### [Work to be completed]
The data below should be printed in full, exactly, and without any of its images.

### [Data block]
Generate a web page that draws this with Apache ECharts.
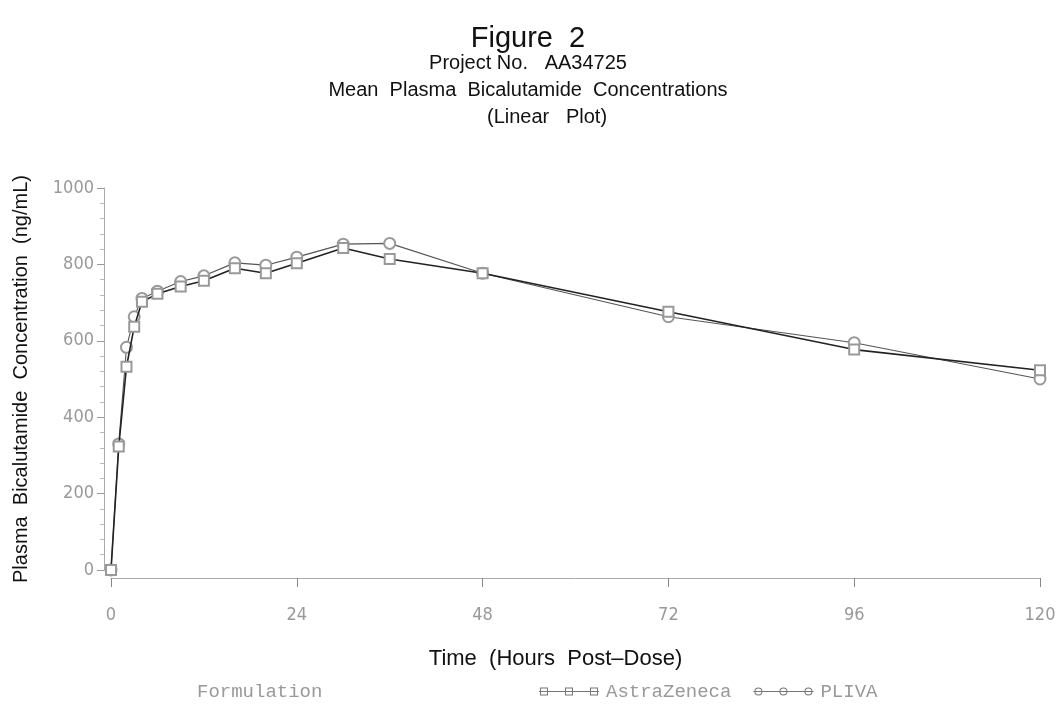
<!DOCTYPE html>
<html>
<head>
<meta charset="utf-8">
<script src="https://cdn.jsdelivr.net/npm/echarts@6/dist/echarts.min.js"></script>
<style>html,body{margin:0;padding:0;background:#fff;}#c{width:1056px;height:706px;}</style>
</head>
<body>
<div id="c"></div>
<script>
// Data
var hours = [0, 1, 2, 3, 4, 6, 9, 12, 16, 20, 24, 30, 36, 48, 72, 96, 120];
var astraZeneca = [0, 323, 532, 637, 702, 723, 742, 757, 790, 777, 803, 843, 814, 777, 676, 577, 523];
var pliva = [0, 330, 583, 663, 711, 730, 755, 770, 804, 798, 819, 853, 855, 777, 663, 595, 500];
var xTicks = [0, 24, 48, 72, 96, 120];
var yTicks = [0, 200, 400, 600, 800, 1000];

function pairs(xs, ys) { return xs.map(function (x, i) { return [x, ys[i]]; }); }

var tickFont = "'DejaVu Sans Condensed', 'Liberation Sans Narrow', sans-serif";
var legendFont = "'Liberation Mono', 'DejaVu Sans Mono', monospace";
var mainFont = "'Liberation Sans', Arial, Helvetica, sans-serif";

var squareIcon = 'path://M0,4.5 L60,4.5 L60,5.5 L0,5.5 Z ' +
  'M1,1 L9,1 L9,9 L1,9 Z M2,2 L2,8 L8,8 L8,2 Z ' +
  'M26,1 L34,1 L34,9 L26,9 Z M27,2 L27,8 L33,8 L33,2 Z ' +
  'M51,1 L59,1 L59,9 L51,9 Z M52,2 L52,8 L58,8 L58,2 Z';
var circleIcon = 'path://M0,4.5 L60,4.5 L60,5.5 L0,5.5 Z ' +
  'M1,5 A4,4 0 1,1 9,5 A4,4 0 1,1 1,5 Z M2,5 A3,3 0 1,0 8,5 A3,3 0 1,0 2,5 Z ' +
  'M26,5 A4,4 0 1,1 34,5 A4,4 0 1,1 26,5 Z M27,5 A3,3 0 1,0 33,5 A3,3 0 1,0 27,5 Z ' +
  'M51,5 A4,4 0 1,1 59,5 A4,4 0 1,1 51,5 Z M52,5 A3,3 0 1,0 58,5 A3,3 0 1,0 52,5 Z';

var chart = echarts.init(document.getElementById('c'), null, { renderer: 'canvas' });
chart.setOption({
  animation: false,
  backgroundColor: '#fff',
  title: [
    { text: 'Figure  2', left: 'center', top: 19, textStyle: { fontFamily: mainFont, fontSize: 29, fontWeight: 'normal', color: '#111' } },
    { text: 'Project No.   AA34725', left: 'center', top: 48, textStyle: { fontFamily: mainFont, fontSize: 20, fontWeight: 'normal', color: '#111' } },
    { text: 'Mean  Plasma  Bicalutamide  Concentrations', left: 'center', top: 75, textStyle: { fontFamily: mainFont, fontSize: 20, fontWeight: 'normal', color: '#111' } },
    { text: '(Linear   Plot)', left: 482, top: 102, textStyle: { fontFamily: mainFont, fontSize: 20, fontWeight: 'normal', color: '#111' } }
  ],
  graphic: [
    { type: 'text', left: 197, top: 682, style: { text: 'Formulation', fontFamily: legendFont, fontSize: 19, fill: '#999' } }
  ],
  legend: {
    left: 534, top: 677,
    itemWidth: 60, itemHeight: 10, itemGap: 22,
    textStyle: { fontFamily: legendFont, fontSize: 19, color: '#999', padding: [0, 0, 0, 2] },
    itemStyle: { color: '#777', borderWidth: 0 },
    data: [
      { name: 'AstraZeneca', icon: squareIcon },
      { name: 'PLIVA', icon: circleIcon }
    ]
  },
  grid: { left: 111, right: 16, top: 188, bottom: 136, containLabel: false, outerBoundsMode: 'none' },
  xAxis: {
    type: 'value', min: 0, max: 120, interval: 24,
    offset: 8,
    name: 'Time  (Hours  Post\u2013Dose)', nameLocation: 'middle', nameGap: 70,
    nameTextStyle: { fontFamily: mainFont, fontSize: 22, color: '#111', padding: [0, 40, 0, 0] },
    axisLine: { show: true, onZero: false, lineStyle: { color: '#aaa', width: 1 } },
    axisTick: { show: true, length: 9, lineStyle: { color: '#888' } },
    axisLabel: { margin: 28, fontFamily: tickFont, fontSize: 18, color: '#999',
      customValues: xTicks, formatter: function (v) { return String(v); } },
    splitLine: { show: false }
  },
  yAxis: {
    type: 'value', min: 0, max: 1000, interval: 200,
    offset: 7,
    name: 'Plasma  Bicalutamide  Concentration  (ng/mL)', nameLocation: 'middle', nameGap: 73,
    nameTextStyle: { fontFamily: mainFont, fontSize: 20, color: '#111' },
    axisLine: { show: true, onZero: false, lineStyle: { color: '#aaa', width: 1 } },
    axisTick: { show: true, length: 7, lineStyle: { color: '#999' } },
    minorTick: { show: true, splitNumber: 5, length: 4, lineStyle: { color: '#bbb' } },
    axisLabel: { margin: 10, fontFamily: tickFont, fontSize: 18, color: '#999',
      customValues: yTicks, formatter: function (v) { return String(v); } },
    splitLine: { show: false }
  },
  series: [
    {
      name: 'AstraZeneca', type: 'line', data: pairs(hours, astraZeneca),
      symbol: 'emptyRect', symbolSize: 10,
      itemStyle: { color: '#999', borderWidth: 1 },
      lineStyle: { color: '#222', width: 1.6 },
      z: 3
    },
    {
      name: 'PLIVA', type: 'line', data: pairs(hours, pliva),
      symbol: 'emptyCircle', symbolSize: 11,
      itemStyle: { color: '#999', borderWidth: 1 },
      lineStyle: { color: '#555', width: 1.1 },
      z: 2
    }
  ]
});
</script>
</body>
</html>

### [Correct output]
Generate a web page that draws this with Apache ECharts.
<!DOCTYPE html>
<html>
<head>
<meta charset="utf-8">
<script src="https://cdn.jsdelivr.net/npm/echarts@6/dist/echarts.min.js"></script>
<style>html,body{margin:0;padding:0;background:#fff;}#c{width:1056px;height:706px;}</style>
</head>
<body>
<div id="c"></div>
<script>
// Data
var hours = [0, 1, 2, 3, 4, 6, 9, 12, 16, 20, 24, 30, 36, 48, 72, 96, 120];
var astraZeneca = [0, 323, 532, 637, 702, 723, 742, 757, 790, 777, 803, 843, 814, 777, 676, 577, 523];
var pliva = [0, 330, 583, 663, 711, 730, 755, 770, 804, 798, 819, 853, 855, 777, 663, 595, 500];
var xTicks = [0, 24, 48, 72, 96, 120];
var yTicks = [0, 200, 400, 600, 800, 1000];

function pairs(xs, ys) { return xs.map(function (x, i) { return [x, ys[i]]; }); }

var tickFont = "'DejaVu Sans Condensed', 'Liberation Sans Narrow', sans-serif";
var legendFont = "'Liberation Mono', 'DejaVu Sans Mono', monospace";
var mainFont = "'Liberation Sans', Arial, Helvetica, sans-serif";

var squareIcon = 'path://M0,4.5 L60,4.5 L60,5.5 L0,5.5 Z ' +
  'M1,1 L9,1 L9,9 L1,9 Z M2,2 L2,8 L8,8 L8,2 Z ' +
  'M26,1 L34,1 L34,9 L26,9 Z M27,2 L27,8 L33,8 L33,2 Z ' +
  'M51,1 L59,1 L59,9 L51,9 Z M52,2 L52,8 L58,8 L58,2 Z';
var circleIcon = 'path://M0,4.5 L60,4.5 L60,5.5 L0,5.5 Z ' +
  'M1,5 A4,4 0 1,1 9,5 A4,4 0 1,1 1,5 Z M2,5 A3,3 0 1,0 8,5 A3,3 0 1,0 2,5 Z ' +
  'M26,5 A4,4 0 1,1 34,5 A4,4 0 1,1 26,5 Z M27,5 A3,3 0 1,0 33,5 A3,3 0 1,0 27,5 Z ' +
  'M51,5 A4,4 0 1,1 59,5 A4,4 0 1,1 51,5 Z M52,5 A3,3 0 1,0 58,5 A3,3 0 1,0 52,5 Z';

var chart = echarts.init(document.getElementById('c'), null, { renderer: 'canvas' });
chart.setOption({
  animation: false,
  backgroundColor: '#fff',
  title: [
    { text: 'Figure  2', left: 'center', top: 19, textStyle: { fontFamily: mainFont, fontSize: 29, fontWeight: 'normal', color: '#111' } },
    { text: 'Project No.   AA34725', left: 'center', top: 48, textStyle: { fontFamily: mainFont, fontSize: 20, fontWeight: 'normal', color: '#111' } },
    { text: 'Mean  Plasma  Bicalutamide  Concentrations', left: 'center', top: 75, textStyle: { fontFamily: mainFont, fontSize: 20, fontWeight: 'normal', color: '#111' } },
    { text: '(Linear   Plot)', left: 482, top: 102, textStyle: { fontFamily: mainFont, fontSize: 20, fontWeight: 'normal', color: '#111' } }
  ],
  graphic: [
    { type: 'text', left: 197, top: 682, style: { text: 'Formulation', fontFamily: legendFont, fontSize: 19, fill: '#999' } }
  ],
  legend: {
    left: 534, top: 677,
    itemWidth: 60, itemHeight: 10, itemGap: 22,
    textStyle: { fontFamily: legendFont, fontSize: 19, color: '#999', padding: [0, 0, 0, 2] },
    itemStyle: { color: '#777', borderWidth: 0 },
    data: [
      { name: 'AstraZeneca', icon: squareIcon },
      { name: 'PLIVA', icon: circleIcon }
    ]
  },
  grid: { left: 111, right: 16, top: 188, bottom: 136, containLabel: false, outerBoundsMode: 'none' },
  xAxis: {
    type: 'value', min: 0, max: 120, interval: 24,
    offset: 8,
    name: 'Time  (Hours  Post\u2013Dose)', nameLocation: 'middle', nameGap: 70,
    nameTextStyle: { fontFamily: mainFont, fontSize: 22, color: '#111', padding: [0, 40, 0, 0] },
    axisLine: { show: true, onZero: false, lineStyle: { color: '#aaa', width: 1 } },
    axisTick: { show: true, length: 9, lineStyle: { color: '#888' } },
    axisLabel: { margin: 28, fontFamily: tickFont, fontSize: 18, color: '#999',
      customValues: xTicks, formatter: function (v) { return String(v); } },
    splitLine: { show: false }
  },
  yAxis: {
    type: 'value', min: 0, max: 1000, interval: 200,
    offset: 7,
    name: 'Plasma  Bicalutamide  Concentration  (ng/mL)', nameLocation: 'middle', nameGap: 73,
    nameTextStyle: { fontFamily: mainFont, fontSize: 20, color: '#111' },
    axisLine: { show: true, onZero: false, lineStyle: { color: '#aaa', width: 1 } },
    axisTick: { show: true, length: 7, lineStyle: { color: '#999' } },
    minorTick: { show: true, splitNumber: 5, length: 4, lineStyle: { color: '#bbb' } },
    axisLabel: { margin: 10, fontFamily: tickFont, fontSize: 18, color: '#999',
      customValues: yTicks, formatter: function (v) { return String(v); } },
    splitLine: { show: false }
  },
  series: [
    {
      name: 'AstraZeneca', type: 'line', data: pairs(hours, astraZeneca),
      symbol: 'emptyRect', symbolSize: 10,
      itemStyle: { color: '#999', borderWidth: 1 },
      lineStyle: { color: '#222', width: 1.6 },
      z: 3
    },
    {
      name: 'PLIVA', type: 'line', data: pairs(hours, pliva),
      symbol: 'emptyCircle', symbolSize: 11,
      itemStyle: { color: '#999', borderWidth: 1 },
      lineStyle: { color: '#555', width: 1.1 },
      z: 2
    }
  ]
});
</script>
</body>
</html>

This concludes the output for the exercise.